Additionally, according to the regulator, the bank has given a written assurance that it will consistently abide by the standards for minimum regulatory capital, net non-performing assets, and leverage ratio.

The RBI stated that the Central Bank of India has also informed it of the structural and systemic adjustments it has implemented that will assist the bank continue to meet these obligations.

The sole bank covered under the PCA framework of the RBI was the Central Bank of India. As a result of its high net non-performing assets (NPAs) and low Return on Assets, it was placed under the PCA framework in June 2017. When banks violate specific regulatory standards, such as those relating to return on assets, minimum capital requirements, and the quantity of non-performing assets, including those related to lending, management compensation, and directors’ fees, PCA is triggered.

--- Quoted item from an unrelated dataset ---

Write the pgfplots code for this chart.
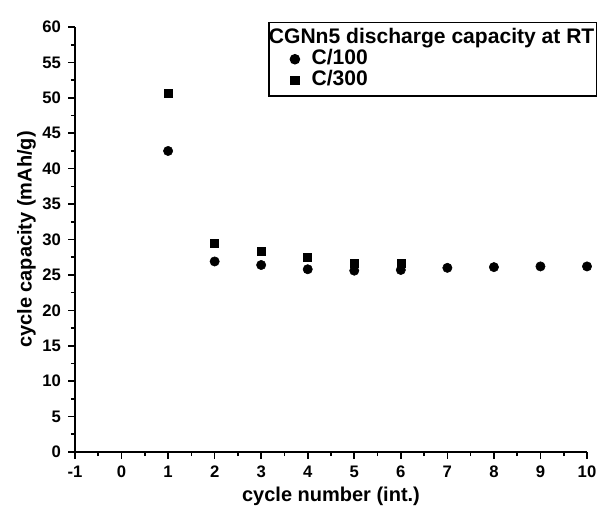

RBI limits on dividend distribution, branch development, management compensation, and demanding promoter capital infusion apply to banks subject to PCA. Capital, asset quality, and leverage are the three main areas for monitoring, according to the updated standards.

In the April through June quarter, the Central Bank of India reported an increase in net profit of 14.2 percent to Rs 234.78 crore from Rs 205.58 crore in the corresponding quarter of the previous financial year. In comparison to the same time last year, the gross NPA ratio decreased to 14.9% of gross advances from 15.92%. Additionally, Net NPAs decreased from 5.09 percent in the first quarter of the prior fiscal year to 3.93 percent in that quarter.